Duas combinações incríveis fazem parte da receita: thriller de espionagem, com personagens femininas substanciais. A aclamada série da BBC America, Killing Eve, arrebatou o universo das séries de TV com uma trama inteligente, bem construída e que traz no centro de sua narrativa mulheres dos mais diversos perfis. Jovens ou não, de pele clara ou negra, de descendência asiática ou europeia, a produção mescla um leque variável de personagens distintas, tragadas por uma complexa, extravagante e imatura assassina de aluguel. E em seu segundo ano, Eve Polastri (Sandra Oh) e Villanelle (Jodie Comer) dão sequência a essa complexa caçada mortal, onde o amor e o ódio estão mais próximos de si do que se poderia imaginar.
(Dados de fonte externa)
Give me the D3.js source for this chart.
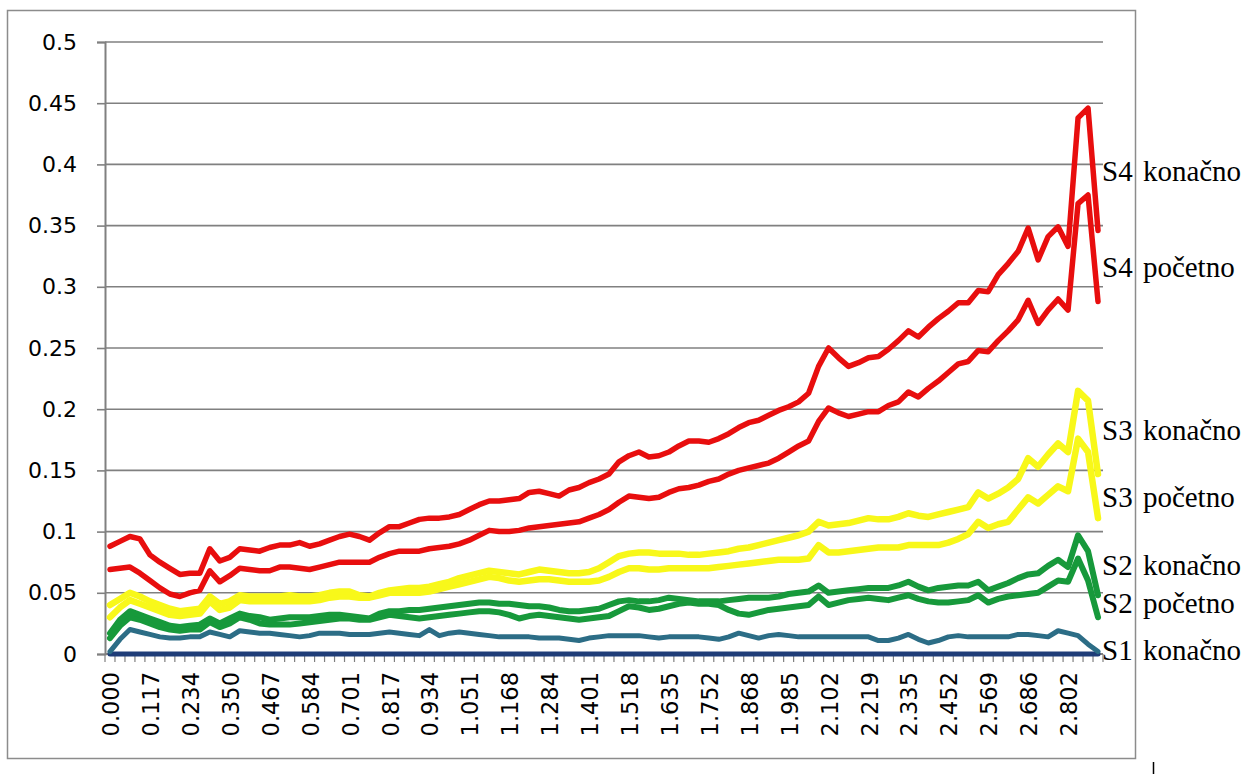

Dando sequência aos fatos sem qualquer hiato temporal, Killing Eve retorna caótica como quando nos apaixonamos por ela, ainda em 2018. Se aprofundando na antagônica e (por que não) doentia dinâmica relacional da personagem homônima com a jovem assassina, seguimos como se o tempo não tivesse passado, em uma trama capaz de manter seu ritmo acelerado ainda nos primeiros minutos, mesmo que o quadro da nossa vilã esteja mais contra do que a seu favor. Nos adequando ao ritmo da série gradativamente, o episódio inaugural da produção começa um tanto timidamente, exercitando nossa memória a respeito de mortes passadas, para então nos preparar para o que há de novo.
E à medida que somos lembrados, também nos aficcionamos pela narrativa solo de Villanelle, que tenta driblar a morte com seu comportamento psicopata assustador. Reforçando cada vez mais que ela é sempre capaz de nos surpreender, Killing Eve faz de seus dois primeiros episódios uma grande odisseia da antagonista, colocando-na em uma sinuca de bico angustiante e, ironicamente, divertida e deliciosa de se ver nas telas. Doente como ela é, é surpreendente ver que o roteiro de Phoebe Waller-Bridge consegue fazê-la provar de sua própria e sufocante loucura, proporcionando na audiência uma sensação dúbia que transita entre o satisfatório e o desconfortável. Não esperaria menos da produção.
Construindo uma dinâmica incansável de catfight, a série honra o gênero de espionagem promovendo uma narrativa cheia de reviravoltas e agentes duplos e logo de cara mostra que alianças são tão difíceis de se manter quanto mudanças de caráter são difíceis de se estabelecer. E ao construir personagens cujos comportamentos doentios e complexos definem os rumos da trama, Killing Eve se mantém autêntica como um thriller psicológico de respeito, que brinca com a sanidade de sua protagonista, conforme a ludibria para uma relação afetuosa com sua algoz – dinâmica essa complicada demais de digerir, mas hipnotizante demais para ignorar.
Ainda pode ser cedo demais para determinar o grau de qualidade e constância do novo ciclo, mas Killing Eve já conseguiu fazer do tempo seu grande aliado. Aumentando o entusiasmo do público após quase um ano de espera, a produção segue adiante como se sua trama jamais tivesse sido interrompida, caminhando com naturalidade e permanecendo mais voraz do que nunca. Nada disposta a poupar sangue, a série garante que cabeças vão rolar, anunciando com o seu prelúdio uma sucessão de episódios futuros que prometem fazer todos perderem a cabeça. Alguns literalmente.